I've had my 7 week old baby for about 3 days and me and him are alredy getting used to each other. e ets me pet his quills and face now and he LOVEs it!When I stroke his face he falls asleep and pops when I stop. but I had him in my fuzzy lined hoodiewhile on was on the internet and I looked inmy hood and he was flat on his back, paws in the air and face in the fur. : O it looked like he thought it was his mommy because hestayed there sleeping for 2 hours.


----------



## PJM (May 7, 2010)

He sounds precious!!! What a little sweetie!


----------



## Willowind (May 5, 2011)

Croquet really likes either my laundry detergent or my jeans. The first time I held him he bit my thigh three times. Silly boy! I think I need to wash some of his fleece strips and add some denim scraps to his condo...


----------



## shaelikestaquitos (Feb 2, 2010)

Kashi has developed 2 quirks:
1) He will grab his back foot with his front paw when he is eating mealies on his back.
2) He likes to sleep on my palm.

That is so adorable about your hog though ^_^


----------



## veneskya2 (Mar 28, 2011)

Jovie will drool whenever I scratch her under the chin and when it feels really good she will sit on her butt with her back legs straight out :lol: 

Hedgehogs are awesome!


----------



## Sunshiner (May 12, 2010)

When curled in a ball in my hand she will curl her back paws around my hand like upside down 'L' s.
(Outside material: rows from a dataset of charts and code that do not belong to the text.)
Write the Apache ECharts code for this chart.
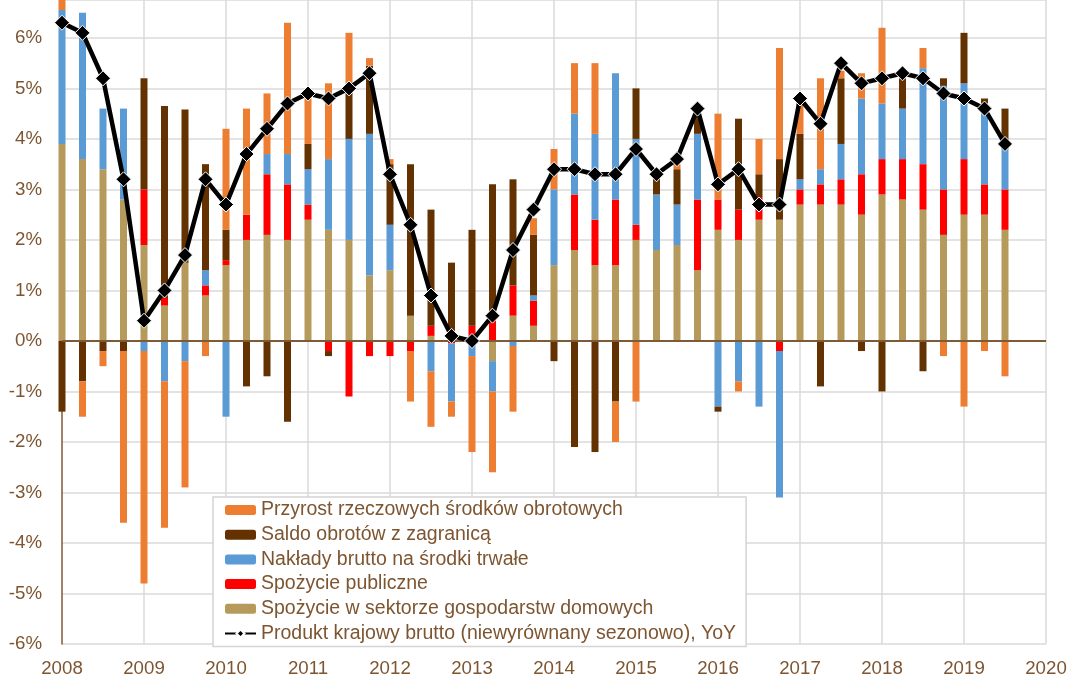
<!DOCTYPE html>
<html>
<head>
<meta charset="utf-8">
<script src="https://cdn.jsdelivr.net/npm/echarts@6/dist/echarts.min.js"></script>
<style>
html,body{margin:0;padding:0;background:#fff;}
#chart{width:1075px;height:678px;}
</style>
</head>
<body>
<div id="chart"></div>
<script>
// Quarters 2008Q1 .. 2019Q3
const quarters = [
 '2008Q1','2008Q2','2008Q3','2008Q4','2009Q1','2009Q2','2009Q3','2009Q4',
 '2010Q1','2010Q2','2010Q3','2010Q4','2011Q1','2011Q2','2011Q3','2011Q4',
 '2012Q1','2012Q2','2012Q3','2012Q4','2013Q1','2013Q2','2013Q3','2013Q4',
 '2014Q1','2014Q2','2014Q3','2014Q4','2015Q1','2015Q2','2015Q3','2015Q4',
 '2016Q1','2016Q2','2016Q3','2016Q4','2017Q1','2017Q2','2017Q3','2017Q4',
 '2018Q1','2018Q2','2018Q3','2018Q4','2019Q1','2019Q2','2019Q3'
];
// axis runs on to the start of 2020
const axisExtra = ['2019Q4','2020Q1'];

// Spożycie w sektorze gospodarstw domowych
const household = [3.9,3.6,3.4,2.8,1.9,0.7,1.55,0.9, 1.5,2.0,2.1,2.0,2.4,2.2,2.0,1.3,
 1.4,0.5,0.1,0.0,0.0,-0.4,0.5,0.3, 1.5,1.8,1.5,1.5,2.0,1.8,1.9,1.4,
 2.2,2.0,2.4,2.4,2.7,2.7,2.7,2.5, 2.9,2.8,2.6,2.1,2.5,2.5,2.2];
// Spożycie publiczne
const government = [0,0,0,0,1.1,0.15,0,0.2, 0.1,0.5,1.2,1.1,0.3,-0.2,-1.1,-0.3,
 -0.3,-0.2,0.2,-0.05,0.3,0.5,0.6,0.5, 0,1.1,0.9,1.3,0.3,0,0,1.4,
 0.6,0.6,0.45,-0.2,0.3,0.4,0.5,0.8, 0.7,0.8,0.9,0.9,1.1,0.6,0.8];
// Nakłady brutto na środki trwałe
const investment = [2.65,2.9,1.2,1.8,-0.2,-0.8,-0.4,0.3, -1.5,0,0.4,0.6,0.7,1.4,2.0,2.8,
 0.9,0,-0.6,-1.15,-0.3,-0.6,-0.1,0.1, 1.5,1.6,1.7,2.5,1.7,1.1,0.8,1.3,
 -1.3,-0.8,-1.3,-2.9,0.2,0.3,0.7,1.5, 1.1,1.0,1.9,2.05,1.5,1.6,0.8];
// Saldo obrotów z zagranicą
const netExports = [-1.4,-0.8,-0.2,-0.2,2.2,3.8,3.03,2.1, 0.6,-0.9,-0.7,-1.6,0.5,-0.1,1.0,1.35,
 1.2,3.0,2.3,1.55,1.9,2.6,2.1,1.2, -0.4,-2.1,-2.2,-1.2,1.0,0.4,0.7,0.4,
 -0.1,1.8,0.45,1.2,0.9,-0.9,1.3,-0.2, -1.0,0.6,-0.6,0.15,1.0,0.1,0.8];
// Przyrost rzeczowych środków obrotowych
const inventories = [0.2,-0.7,-0.3,-3.4,-4.6,-2.9,-2.5,-0.3, 2.0,2.1,1.2,2.6,0.95,1.5,1.1,0.15,
 0.1,-1.0,-1.1,-0.3,-1.9,-1.6,-1.3,0.33, 0.8,1.0,1.4,-0.8,-1.2,0,0.1,0,
 1.7,-0.2,0.7,2.2,0.65,1.8,0.15,0.5, 1.5,0,0.4,-0.3,-1.3,-0.2,-0.7];
// Produkt krajowy brutto (niewyrównany sezonowo), YoY
const gdp = [6.3,6.1,5.2,3.2,0.4,1.0,1.7,3.2, 2.7,3.7,4.2,4.7,4.9,4.8,5.0,5.3,
 3.3,2.3,0.9,0.1,0.0,0.5,1.8,2.6, 3.4,3.4,3.3,3.3,3.8,3.3,3.6,4.6,
 3.1,3.4,2.7,2.7,4.8,4.3,5.5,5.1, 5.2,5.3,5.2,4.9,4.8,4.6,3.9];

const names = {
  inv: 'Przyrost rzeczowych środków obrotowych',
  nx: 'Saldo obrotów z zagranicą',
  gfcf: 'Nakłady brutto na środki trwałe',
  gov: 'Spożycie publiczne',
  hh: 'Spożycie w sektorze gospodarstw domowych',
  gdp: 'Produkt krajowy brutto (niewyrównany sezonowo), YoY'
};

const axisCats = quarters.concat(axisExtra);
const isYearStart = i => axisCats[i].slice(4) === 'Q1';

const txt = '#7d5530';
const font = '"Liberation Sans", Arial, sans-serif';

function barSeries(name, arr, color, extra) {
  return Object.assign({
    name, type: 'bar', stack: 'c', barWidth: 7, clip: false,
    data: arr,
    itemStyle: { color },
    emphasis: { disabled: true }
  }, extra || {});
}

const chart = echarts.init(document.getElementById('chart'), null, { renderer: 'canvas' });
chart.setOption({
  animation: false,
  backgroundColor: '#ffffff',
  textStyle: { fontFamily: font },
  grid: { left: 62, right: 29, top: 0, bottom: 34, containLabel: false },
  xAxis: {
    type: 'category', data: axisCats, boundaryGap: false,
    axisLine: { show: false },
    axisTick: { show: false },
    axisLabel: { color: txt, fontSize: 18.7, fontFamily: font, margin: 15,
      interval: (i) => isYearStart(i),
      formatter: v => v.slice(0, 4) },
    splitLine: { show: true, interval: (i) => isYearStart(i) && i > 0,
      lineStyle: { color: '#dadada', width: 1.5 } }
  },
  yAxis: {
    type: 'value', min: -6, max: 6.75, interval: 1,
    axisLine: { show: true, onZero: false, lineStyle: { color: '#7f5a36', width: 1.5 } },
    axisTick: { show: false },
    axisLabel: { color: txt, fontSize: 18.7, fontFamily: font, margin: 20, showMaxLabel: false,
      formatter: v => (Math.abs(v - Math.round(v)) < 1e-6 ? Math.round(v) + '%' : '') },
    splitLine: { show: true, lineStyle: { color: '#dadada', width: 1.5 } }
  },
  legend: {
    orient: 'vertical', left: 213, top: 497,
    data: [names.inv, names.nx, names.gfcf, names.gov, names.hh, names.gdp],
    itemWidth: 31, itemHeight: 10, itemGap: 4.7,
    padding: [3, 10, 3, 11],
    backgroundColor: '#ffffff', borderColor: '#d4d4d4', borderWidth: 1.5, borderRadius: 0,
    textStyle: { color: txt, fontSize: 19.5, fontFamily: font, lineHeight: 20 },
    selectedMode: false
  },
  series: [
    barSeries(names.hh, household, '#b59a5b'),
    barSeries(names.gov, government, '#ff0000'),
    barSeries(names.gfcf, investment, '#5b9bd5'),
    barSeries(names.nx, netExports, '#633200'),
    barSeries(names.inv, inventories, '#ed7d31', {
      markLine: {
        silent: true, symbol: 'none', label: { show: false },
        lineStyle: { color: '#7f5a36', width: 2, type: 'solid' },
        data: [{ yAxis: 0 }]
      }
    }),
    {
      name: names.gdp, type: 'line', data: gdp,
      symbol: 'diamond', symbolSize: 15, showAllSymbol: true, clip: false,
      lineStyle: { color: '#000000', width: 4.5 },
      itemStyle: { color: '#000000', borderColor: '#ffffff', borderWidth: 1 },
      emphasis: { disabled: true },
      z: 10
    }
  ]
});
</script>
</body>
</html>
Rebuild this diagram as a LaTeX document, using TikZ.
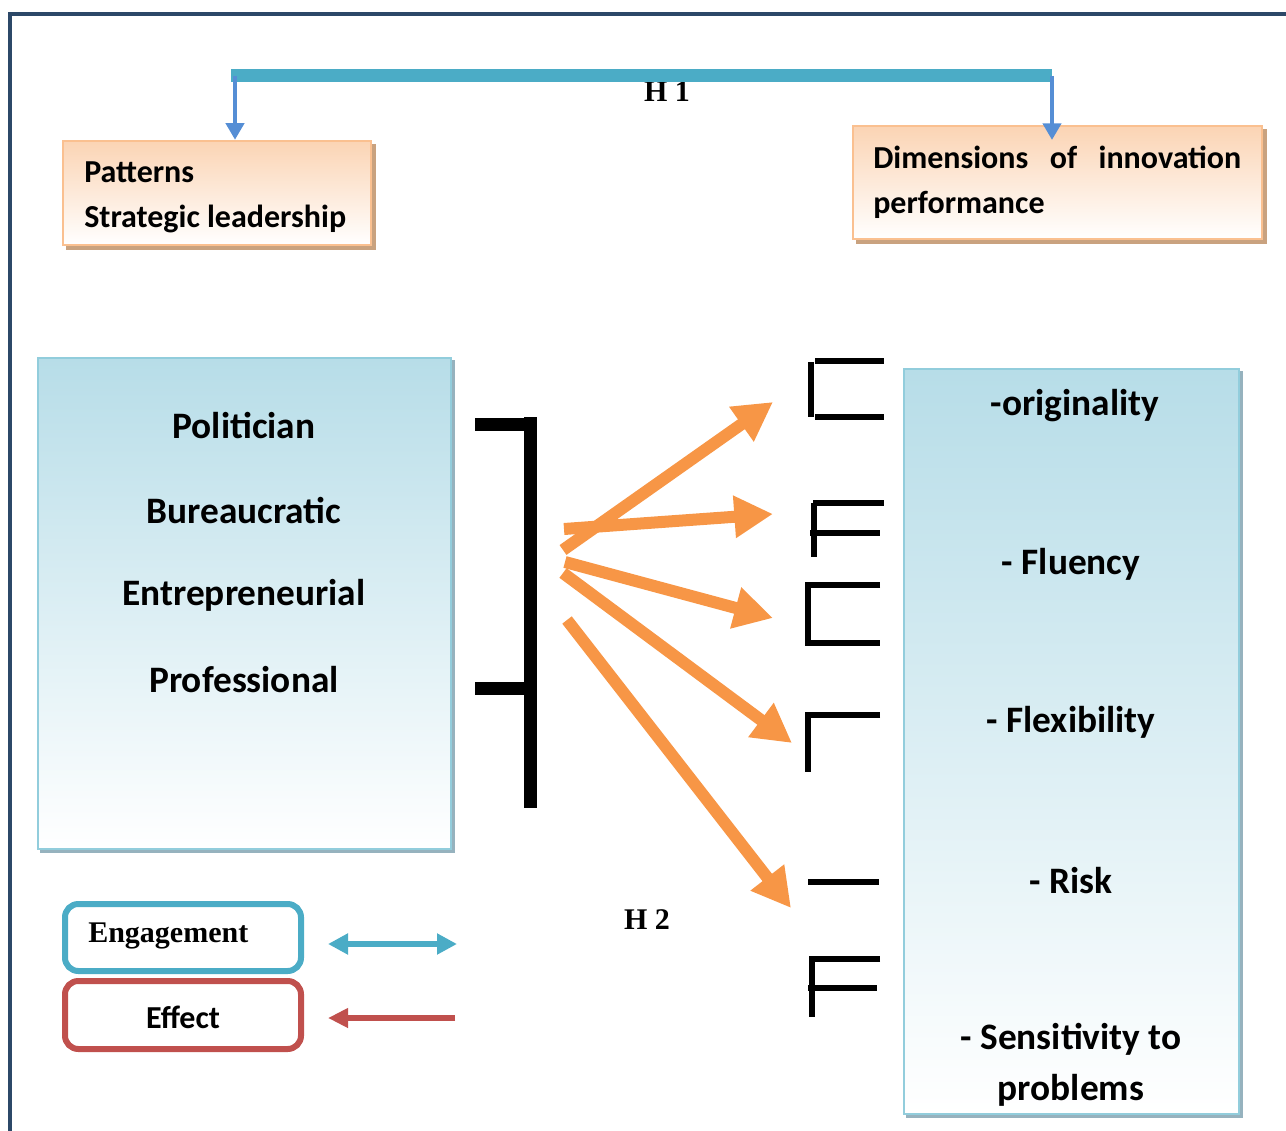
\documentclass[tikz,border=0pt]{standalone}
\usepackage{fontspec}
\setmainfont{Carlito}
\newfontfamily\timesfont{Liberation Serif}
\usetikzlibrary{arrows.meta}

\definecolor{framenavy}{RGB}{44,72,104}
\definecolor{barteal}{RGB}{75,172,198}
\definecolor{arrowblue}{RGB}{85,142,213}
\definecolor{peachline}{RGB}{250,192,144}
\definecolor{peachfill}{RGB}{251,212,180}
\definecolor{peachshadow}{RGB}{201,162,127}
\definecolor{iceline}{RGB}{146,205,220}
\definecolor{icefill}{RGB}{183,221,232}
\definecolor{iceshadow}{RGB}{150,178,190}
\definecolor{hyporange}{RGB}{247,150,70}
\definecolor{effectred}{RGB}{192,80,77}

\tikzset{
  peachbox/.style={draw=peachline,line width=1.8pt,top color=peachfill,bottom color=white,inner sep=0pt},
  icebox/.style={draw=iceline,line width=1.8pt,top color=icefill,bottom color=white,inner sep=0pt},
  keybox/.style={draw=#1,line width=4.5pt,rounded corners=10pt,fill=white,inner sep=0pt,minimum width=177pt},
  smalltxt/.style={inner sep=0pt,font=\bfseries\fontsize{24}{33.75}\selectfont},
  bigtxt/.style={inner sep=0pt,font=\bfseries\fontsize{28}{38.25}\selectfont},
  seriftxt/.style={inner sep=0pt,font=\timesfont\bfseries\fontsize{22.5}{26}\selectfont},
  hypo/.style={draw=hyporange,line width=9pt,-{Triangle[length=29pt,width=30pt]}},
  bluearrow/.style={draw=arrowblue,line width=3.4pt,-{Triangle[length=12.5pt,width=13.5pt]}},
  glyph/.style={line width=5pt}
}

\begin{document}
\begin{tikzpicture}[x=0.75pt,y=0.75pt,yscale=-1,xscale=1]
\useasboundingbox (0,0) rectangle (1286,1131);
\draw[framenavy,line width=3pt] (10,1131) -- (10,14) -- (1286,14);

% top boxes and H1
\fill[peachshadow] (66,144) rectangle (376,250);
\fill[peachshadow] (856,129) rectangle (1267,244);
\node[peachbox,minimum width=231pt,minimum height=78pt] (lead) at (217,193) {};
\node[peachbox,minimum width=306.5pt,minimum height=84.5pt] (dims) at (1057.5,182.5) {};
\node[smalltxt,anchor=west,align=left] (leadtxt) at (84,197) {Patterns\\Strategic leadership};
\node[smalltxt,anchor=west,text width=276pt,align=justify] (dimstxt) at (873,182) {Dimensions of innovation performance};
\node[seriftxt] (hone) at (667,92) {H 1};
\coordinate (barL) at (231,76);
\coordinate (barR) at (1052,76);
\coordinate (dimsin) at (1052,140);
\draw[barteal,line width=9.75pt] (barL) -- (barR);
\draw[bluearrow] ([xshift=3pt]barL) -- ([xshift=3pt]barL |- lead.north);
\draw[bluearrow] (barR) -- (dimsin);

% big boxes
\fill[iceshadow] (40,360) rectangle (455,853);
\fill[iceshadow] (906,371) rectangle (1243,1118);
\node[icebox,minimum width=309.5pt,minimum height=368pt] (styles) at (244.5,603.5) {};
\node[icebox,minimum width=251pt,minimum height=558.5pt] (perf) at (1071.5,741.5) {};
\node[bigtxt] (pol) at (244,426) {Politician};
\node[bigtxt] (bur) at (244,511) {Bureaucratic};
\node[bigtxt] (ent) at (244,595) {Entrepreneurial};
\node[bigtxt] (pro) at (244,680) {Professional};
\node[bigtxt] (orig) at (1075,406) {-originality};
\node[bigtxt] (flu) at (1071,564) {- Fluency};
\node[bigtxt] (flex) at (1071,722) {- Flexibility};
\node[bigtxt] (risk) at (1071,881) {- Risk};
\node[bigtxt,align=center] (sens) at (1071,1064.5) {- Sensitivity to\\problems};

% bracket
\draw[line width=9.75pt] (530.5,417) -- (530.5,808);
\draw[line width=9.75pt] (475,424.5) -- (536,424.5);
\draw[line width=9.75pt] (475,688.5) -- (526,688.5);

% H2 arrows
\coordinate (s1) at (563,550); \coordinate (t1) at (773,402);
\coordinate (s2) at (564,529); \coordinate (t2) at (773,514);
\coordinate (s3) at (565,562); \coordinate (t3) at (773,618);
\coordinate (s4) at (563,573); \coordinate (t4) at (792,743);
\coordinate (s5) at (567,620); \coordinate (t5) at (791,908);
\draw[hypo] (s1) -- (t1);
\draw[hypo] (s2) -- (t2);
\draw[hypo] (s3) -- (t3);
\draw[hypo] (s4) -- (t4);
\draw[hypo] (s5) -- (t5);
\node[seriftxt] (htwo) at (647,920) {H 2};

% broken marks
\draw[glyph] (811,362) -- (811,417);
\draw[glyph] (815,361) -- (884,361);
\draw[glyph] (815,417) -- (884,417);
\draw[glyph] (813,503) -- (884,503);
\draw[glyph] (810,533) -- (880,533);
\draw[glyph] (814,503) -- (814,557);
\draw[glyph] (880,585) -- (808,585) -- (808,643) -- (880,643);
\draw[glyph] (880,715) -- (808,715) -- (808,772);
\draw[glyph] (808,882) -- (879,882);
\draw[glyph] (880,959) -- (812,959) -- (812,1017);
\draw[glyph] (808,988) -- (877,988);

% legend
\node[keybox=barteal,minimum height=50.25pt] (eng) at (183,937.5) {};
\node[keybox=effectred,minimum height=51pt] (eff) at (183,1015) {};
\node[seriftxt,anchor=west] (engtxt) at (88,936) {Engagement};
\node[smalltxt] (efftxt) at (183,1017) {Effect};
\coordinate (engL) at (328,944);
\coordinate (engR) at (457,944);
\coordinate (effL) at (328,1018);
\coordinate (effR) at (455,1018);
\draw[barteal,line width=4.5pt,{Triangle[length=15pt,width=15pt]}-{Triangle[length=15pt,width=15pt]}] (engL) -- (engR);
\draw[effectred,line width=5pt,-{Triangle[length=15pt,width=14pt]}] (effR) -- (effL);
\end{tikzpicture}
\end{document}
She also will stick out her front right paw and when I touch it, her paw immediately drops like a lid on a box. It's really funny.


----------



## Nebular (Dec 28, 2010)

I have no idea why, but about a week ago, Norman started doing something really weird (though I laugh every time I see it). He'll run on his wheel for however long he likes, then suddenly run off of it, over to the other side of the pen, around the PVC pipe, back to the other side of the pen, then back up on to the wheel and keeps running on there without missing a beat. :? It looks absurd.


----------



## Midevalmiss (Apr 6, 2011)

My mommy hedgie Leenka has this soft rubber spicky ball that she likes to bite and than fall over to her side like she is dead and kick at the ball once it is out of reach she will get back up and go and bite it agen and fall over agen :lol: :lol: The first time I witnessed this I thought that some thing was VERRY wrong!! but no it is just how she plays :lol: :lol:


----------